The infantile disorder of nationalism and intellectual apostasy among the Tajiks became one of the main reasons for the inability of this people to gain political power, intellectual cohesion and unity based on a single narrative, which should have ensured its continuity in the political arena, but unfortunately, it worked in the opposite direction to the interests of the Tajiks.

So, this theory that the problem of Afghanistan (occupied Khorasan) can be solved by joining the non-Tajiks to the Tajiks is fundamentally absurd and unacceptable. We must get to the heart of the matter and study the goals of the non-Tajiks of each nationality and tribe, and first of all, try to eliminate nationalism from our characteristics, thinking, and political life. We should not eat the poisonous food of nationalism to further infect the sick bodies of Tajiks with the diseases of apathy and lack of interest in political power and the struggle to gain it. If we still put nationalism at the forefront of our work and still find the arguments and conclusions presented in this article unjustified, we must accept the imposed components of history, accept Pashtunization, accept others as our elder brothers and holders of power and accept that in the political and geographical field of Afghanistan (occupied Khorasan) there is no other way of thinking than Pashtun and non-Tajik and this is the dominant and irrefutable narrative.

The core of Talibani philosophy, which is followed by today's educated and uneducated Pashtuns, followers of left and right ideologies, and those who have lived in Western culture for many years, is aimed at achieving this goal.
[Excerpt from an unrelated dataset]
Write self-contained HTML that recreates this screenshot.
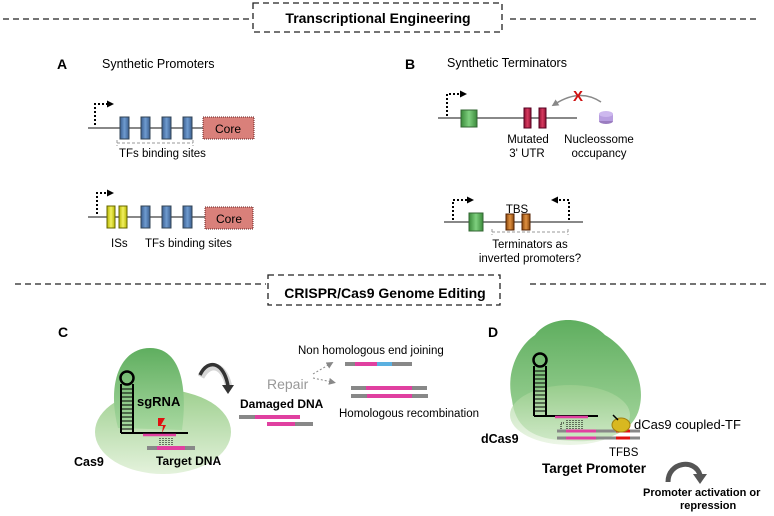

Taliban is a guiding instrument in the service of Pashtun thought, which in the form of an ideological movement and under the guise of religion, seeks to popularize and spread the ideology of Pashtunism.

Under the guise of such thinking, which ultimately uses the dry concept of nationalism to deceive us, how can we be nationalists and not let the truth come out? We must come to our senses and no longer be deceived by empty, biased slogans filled with the stifling political propaganda of the non-tajiks. If we are still not satisfied with the argument presented in this debate, then please be kind enough to present an alternative rebuttal so that I and my other comrades who agree with the essence of these arguments can join you.